Zhao Zhanling, a researcher on intellectual property studies at the China University of Political Science and Law, said that the new regulation exempts Didi's Hitch platform from taking responsibility for cars and drivers as the regulation does not define it as an Internet-based taxi service provider.

Based on the new regulation, the Hitch platform only serves as an information intermediary between drivers and passengers, who are paired up because of the shared destination, said Deng Xueping, a Shanghai-based lawyer. But Deng said that the Hitch platform should bear civil liability for the killing of the flight attendant.

Besides an apology, Didi has promised to compensate the flight attendant's family for their loss.

The death of the flight attendant has sent a warning bell to China's Ministry of Transport, which announced on its official WeChat account that it will improve the regulation for the ride-hailing companies after the tragedy.

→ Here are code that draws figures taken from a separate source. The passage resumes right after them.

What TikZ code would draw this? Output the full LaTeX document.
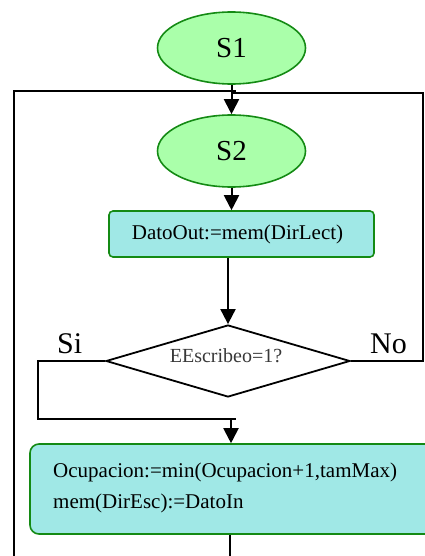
\documentclass[tikz,border=0pt]{standalone}
\usepackage{fontspec}
\setmainfont{Liberation Serif}
\usetikzlibrary{shapes.geometric,arrows.meta}
\definecolor{okfill}{HTML}{AAFFAA}
\definecolor{okline}{HTML}{148A14}
\definecolor{actfill}{HTML}{A0E8E6}
\definecolor{condtext}{HTML}{383838}
\tikzset{
  state/.style={ellipse, draw=okline, fill=okfill, line width=1.6pt,
    minimum width=148pt, minimum height=72pt, inner sep=0pt,
    font=\fontsize{29}{32}\selectfont},
  action/.style={rectangle, draw=okline, fill=actfill, line width=1.6pt,
    inner sep=0pt},
  decision/.style={diamond, draw=black, line width=1.8pt, aspect=3.4,
    minimum width=244pt, minimum height=72pt, inner sep=0pt},
  flow/.style={line width=2pt, draw=black},
  arrow/.style={flow, -{Triangle[width=15pt,length=15pt]}},
  branch/.style={font=\fontsize{30}{32}\selectfont, inner sep=0pt},
  body/.style={font=\fontsize{21}{24}\selectfont, inner sep=0pt}
}
\begin{document}
\begin{tikzpicture}[x=1pt, y=-1pt]
  \useasboundingbox (0,0) rectangle (425,556);
  \clip (0,0) rectangle (425,556);

  % states
  \node[state] (s1) at (231.5,48) {S1};
  \node[state] (s2) at (231.5,151) {S2};

  % read step
  \node[action, rounded corners=4pt, minimum width=265pt, minimum height=46pt]
    (rd) at (241.5,234) {};
  \node[body] (rdt) at (237.5,234) {DatoOut:=mem(DirLect)};

  % write condition
  \node[decision] (dc) at (228,361) {};
  \node[body, text=condtext, font=\fontsize{20}{24}\selectfont] (dct) at (226,356) {EEscribeo=1?};
  \node[branch, anchor=base west] (si) at (57,353) {Si};
  \node[branch, anchor=base west] (no) at (370,353) {No};

  % write step
  \node[action, rounded corners=9pt, minimum width=420pt, minimum height=90pt]
    (wr) at (240,489) {};
  \node[body, anchor=base west] (wr1) at (53,477) {Ocupacion:=min(Ocupacion+1,tamMax)};
  \node[body, anchor=base west] (wr2) at (53,508) {mem(DirEsc):=DatoIn};

  % routing points
  \coordinate (topL) at (14,91);
  \coordinate (topLend) at (236,91);
  \coordinate (botL) at (14,560);
  \coordinate (noR) at (423,361);
  \coordinate (noTop) at (423,93);
  \coordinate (noEnd) at (231.5,93);
  \coordinate (siL) at (38,361);
  \coordinate (siB) at (38,419);
  \coordinate (siEnd) at (236,419);
  \coordinate (jn) at (231,419);
  \coordinate (out) at (230,560);

  % connectors
  \draw[arrow] (s1.south) -- (s2.north);
  \draw[arrow] (s2.south) -- (s2.south |- rd.north);
  \draw[arrow] (dc.north |- rd.south) -- (dc.north);
  \draw[flow] (dc.east) -- (noR) -- (noTop) -- (noEnd);
  \draw[flow] (botL) -- (topL) -- (topLend);
  \draw[flow] (dc.west) -- (siL) -- (siB) -- (siEnd);
  \draw[arrow] (jn) -- (jn |- wr.north);
  \draw[flow] (out |- wr.south) -- (out);
\end{tikzpicture}
\end{document}
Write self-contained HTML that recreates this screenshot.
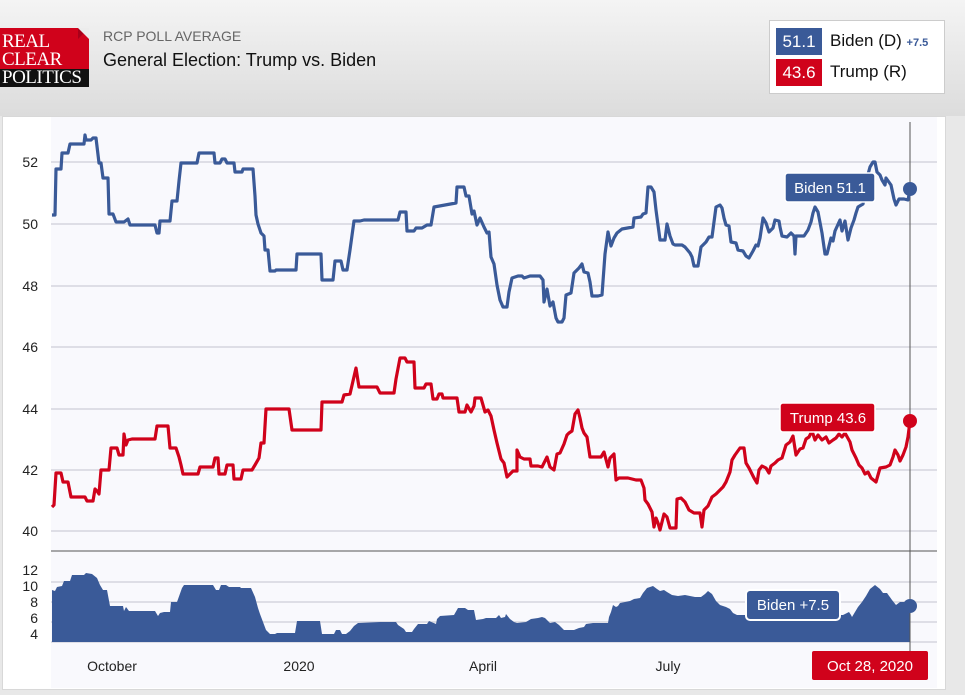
<!DOCTYPE html>
<html><head><meta charset="utf-8"><style>
body{margin:0;width:965px;height:695px;overflow:hidden;background:#e8e8e8;font-family:"Liberation Sans",sans-serif;position:relative}
.hdr{position:absolute;left:0;top:0;width:965px;height:116px;background:linear-gradient(#f4f4f4,#dcdcdc)}
</style></head><body>
<div class="hdr"></div>
<div style="position:absolute;left:0;top:28px;width:89px;height:41px;background:#d0021b"></div>
<div style="position:absolute;left:78px;top:28px;width:0;height:0;border-left:11px solid #a8001a;border-bottom:11px solid transparent;"></div>
<div style="position:absolute;left:78px;top:28px;width:0;height:0;border-top:11px solid #ececec;border-left:11px solid transparent;"></div>
<div style="position:absolute;left:0;top:69px;width:89px;height:18px;background:#111"></div>
<div style="position:absolute;left:2px;top:33px;color:#fff;font-family:'Liberation Serif',serif;font-size:19px;line-height:18px;letter-spacing:-0.5px">REAL<br>CLEAR<br>POLITICS</div>
<div style="position:absolute;left:103px;top:28px;color:#666;font-size:14px">RCP POLL AVERAGE</div>
<div style="position:absolute;left:103px;top:50px;color:#111;font-size:18px">General Election: Trump vs. Biden</div>
<div style="position:absolute;left:769px;top:20px;width:174px;height:72px;background:#fff;border:1px solid #ccc"></div>
<div style="position:absolute;left:776px;top:28px;width:46px;height:27px;background:#3a5a98;color:#fff;font-size:17px;line-height:27px;text-align:center">51.1</div>
<div style="position:absolute;left:776px;top:59px;width:46px;height:27px;background:#d0021b;color:#fff;font-size:17px;line-height:27px;text-align:center">43.6</div>
<div style="position:absolute;left:830px;top:31px;font-size:17px;color:#111">Biden (D) <span style="font-size:11px;color:#3a5a98;font-weight:bold">+7.5</span></div>
<div style="position:absolute;left:830px;top:62px;font-size:17px;color:#111">Trump (R)</div>
<div style="position:absolute;left:2px;top:116px;width:942px;height:572px;background:#fff;border:1px solid #d8d8d8"></div>
<svg style="position:absolute;left:0;top:0" width="965" height="695">
<rect x="51" y="117" width="886" height="571" fill="#f9f9fd"/>
<g stroke="#d6d6de" stroke-width="1.5">
<line x1="51" x2="937" y1="162" y2="162"/><line x1="51" x2="937" y1="224" y2="224"/><line x1="51" x2="937" y1="286" y2="286"/><line x1="51" x2="937" y1="347" y2="347"/><line x1="51" x2="937" y1="409" y2="409"/><line x1="51" x2="937" y1="470" y2="470"/><line x1="51" x2="937" y1="531" y2="531"/>
<line x1="51" x2="937" y1="582" y2="582"/><line x1="51" x2="937" y1="602" y2="602"/><line x1="51" x2="937" y1="622" y2="622"/><line x1="51" x2="937" y1="642" y2="642"/>
</g>
<line x1="51" x2="937" y1="551" y2="551" stroke="#555" stroke-width="1"/>
<g font-size="14" fill="#222" text-anchor="end">
<text x="38" y="167">52</text><text x="38" y="229">50</text><text x="38" y="291">48</text><text x="38" y="352">46</text><text x="38" y="414">44</text><text x="38" y="475">42</text><text x="38" y="536">40</text>
<text x="38" y="575">12</text><text x="38" y="591">10</text><text x="38" y="607">8</text><text x="38" y="623">6</text><text x="38" y="639">4</text>
</g>
<polygon fill="#3a5a98" points="52,642 52,590 55,591 57,587 62,586 64,581 70,581 72,575 84,575 86,573 92,574 97,578 100,585 103,590 107,590 110,606 123,606 124,611 126,607 129,611 155,611 158,616 160,613 164,612 170,612 171,602 177,602 182,588 184,585 213,585 216,590 219,590 221,585 226,585 229,587 240,587 241,588 251,588 255,597 258,608 260,614 266,630 270,634 275,634 277,633 295,633 297,621 320,621 322,634 334,634 336,630 340,630 342,634 346,634 350,631 354,626 358,623 380,622 396,622 398,625 404,629 406,632 412,632 414,629 418,624 427,624 429,621 436,624 437,619 440,616 454,615 458,608 465,608 468,610 474,610 476,620 483,619 486,618 496,618 499,615 501,618 505,617 506,614 510,619 514,622 517,623 526,622 531,619 538,618 542,617 545,618 550,623 555,622 559,625 564,630 574,630 579,628 584,627 586,624 593,623 600,623 608,623 609,617 611,612 613,605 616,607 618,606 620,603 630,601 634,599 640,598 643,593 647,588 653,586 657,589 660,591 664,590 667,592 672,595 678,596 685,595 695,597 701,597 705,594 708,591 712,594 716,601 720,605 726,607 730,609 733,613 737,615 843,615 847,613 849,612 851,615 852,617 858,607 862,602 866,596 870,589 875,585 880,589 883,593 887,593 892,600 896,605 900,602 905,602 910,606 910,642"/>
<line x1="910" x2="910" y1="122" y2="660" stroke="#555" stroke-width="1"/>
<polyline fill="none" stroke="#3a5a98" stroke-width="3.2" stroke-linejoin="round" points="52,215 55,215 56,169 61,169 62,153 68,153 70,144 84,144 85,135 86,140 91,140 93,138 96,138 99,163 101,163 103,178 108,178 109,214 113,214 116,222 124,222 128,219 130,225 155,225 157,233 159,233 160,221 170,221 172,201 177,201 179,181 181,163 197,163 199,153 214,153 215,163 220,163 222,159 225,159 227,163 234,163 235,172 242,172 243,169 253,169 255,196 256,215 258,224 261,233 264,236 265,250 268,250 270,271 275,271 276,270 296,270 297,254 321,254 322,280 333,280 335,261 341,261 343,270 347,270 350,250 354,221 360,221 364,220 398,220 400,212 406,212 407,231 414,231 416,228 422,228 427,225 431,225 434,207 456,203 457,187 464,187 466,196 469,196 472,214 474,211 477,225 480,218 484,227 487,233 489,232 491,257 494,264 497,285 500,300 503,307 507,307 509,292 512,278 518,276 522,276 524,278 530,276 535,276 540,276 543,280 544,302 547,289 550,306 553,302 556,318 558,322 562,322 564,318 566,295 571,293 574,273 579,268 582,264 584,272 588,273 590,282 592,296 598,296 602,295 605,254 608,232 611,246 614,238 617,233 622,229 633,227 634,218 641,217 643,214 646,213 648,187 651,187 654,192 656,210 658,225 660,240 665,240 667,224 670,236 673,244 675,245 682,245 685,247 690,253 692,257 694,266 698,266 701,247 704,244 706,242 709,237 712,237 716,207 720,205 722,208 724,218 726,225 729,226 731,242 736,243 738,250 743,251 746,256 749,258 753,251 756,245 758,246 760,238 763,218 766,223 769,232 773,228 775,220 779,221 780,227 782,236 787,237 791,233 794,236 795,254 796,236 804,236 808,230 811,222 813,213 815,207 818,212 822,233 825,254 827,254 831,238 833,241 835,231 840,220 842,231 845,221 848,240 851,228 854,220 856,213 858,207 863,204 867,178 870,167 873,162 875,162 877,172 880,175 882,180 885,185 886,178 891,185 894,199 896,205 899,199 904,199 908,200 910,190"/>
<polyline fill="none" stroke="#d0021b" stroke-width="3.2" stroke-linejoin="round" points="52,507 54,505 56,473 61,473 63,482 68,482 71,497 85,497 87,501 93,501 95,489 97,491 99,494 101,470 109,470 111,448 117,448 119,455 123,455 124,434 126,445 128,440 132,439 155,439 157,426 168,426 170,448 176,448 179,457 181,465 183,474 198,474 200,467 213,467 215,458 218,458 219,474 225,474 227,465 233,465 234,479 241,479 243,470 252,470 255,465 259,458 261,443 264,443 266,409 289,409 292,430 321,430 322,402 342,402 344,395 350,394 353,381 356,368 358,381 359,387 377,387 380,393 394,393 396,379 400,358 405,358 407,362 414,362 415,388 424,388 426,384 431,384 433,399 437,399 439,394 442,394 443,398 457,398 459,412 465,412 467,405 471,412 474,406 475,398 481,398 485,412 488,410 491,416 494,430 497,443 501,459 504,463 507,477 513,471 517,471 517,450 520,457 524,459 530,459 531,466 538,466 542,467 547,457 550,467 554,470 557,454 560,453 564,444 567,435 569,433 572,431 575,414 578,410 580,418 582,428 584,433 587,437 590,457 601,457 604,452 608,467 610,458 614,454 616,480 619,478 628,478 636,480 641,480 644,488 645,500 648,504 652,512 654,527 656,518 658,523 660,530 664,514 667,517 670,528 676,528 677,499 681,498 685,502 689,510 694,513 698,513 700,513 702,527 704,510 708,506 712,497 716,494 720,490 723,487 726,482 730,472 732,460 735,455 740,448 744,448 746,463 749,468 754,478 757,483 759,470 762,466 766,468 769,473 771,466 775,463 778,460 782,458 786,445 790,442 793,436 796,455 800,449 803,448 806,439 809,437 812,431 815,440 818,435 822,440 826,437 829,443 833,440 836,438 839,434 842,437 845,433 850,442 852,450 856,458 859,465 862,468 865,474 868,472 871,478 876,482 880,468 886,467 890,465 893,457 895,450 898,455 900,461 903,455 906,447 908,437 910,421"/>
<circle cx="910" cy="189" r="7" fill="#3a5a98"/>
<circle cx="910" cy="421" r="7" fill="#d0021b"/>
<circle cx="910" cy="606" r="7" fill="#3a5a98"/>
<rect x="785" y="173" width="90" height="29" rx="3" fill="#3a5a98" stroke="#fff" stroke-width="1.5"/>
<text x="830" y="193" text-anchor="middle" fill="#fff" font-size="15">Biden 51.1</text>
<rect x="780" y="403" width="95" height="29" rx="3" fill="#d0021b" stroke="#fff" stroke-width="1.5"/>
<text x="828" y="423" text-anchor="middle" fill="#fff" font-size="15">Trump 43.6</text>
<rect x="746" y="590" width="94" height="30" rx="4" fill="#3a5a98" stroke="#fff" stroke-width="2"/>
<text x="793" y="610" text-anchor="middle" fill="#fff" font-size="15">Biden +7.5</text>
<g font-size="14" fill="#222" text-anchor="middle">
<text x="112" y="671">October</text><text x="299" y="671">2020</text><text x="483" y="671">April</text><text x="668" y="671">July</text>
</g>
<rect x="812" y="651" width="116" height="29" rx="2" fill="#d0021b"/>
<text x="870" y="671" text-anchor="middle" fill="#fff" font-size="15">Oct 28, 2020</text>
</svg>
</body></html>
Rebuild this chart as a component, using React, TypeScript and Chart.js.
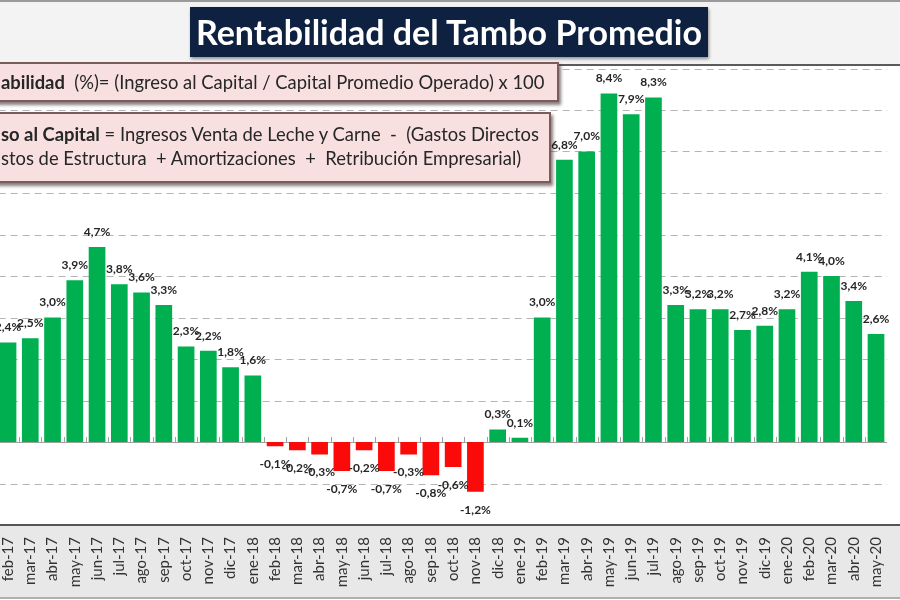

The case in Zhengzhou is not the first of its kind involving a Didi driver. In May 2016, a 24-year-old Didi driver, who signed up to work for the company by offering false information, confessed that he killed a young female passenger and dumped her body in a remote region of the southern Chinese city of Shenzhen, fueling public fears over the lack of government's regulation on the booming taxi-hailing market. At the time, some industry insiders said that Didi just stayed focused on employing drivers to grasp the market share, thus paying less attention to security management.

Ahead of this year's Spring Festival, Didi released statistics showing that the number of Hitch drivers jumped to 30 million in 2017, during which the daily orders on average reached 2 million. The statistics also indicated that 90 percent of the registered drivers on the Hitch platform were male, aged between 25 and 38.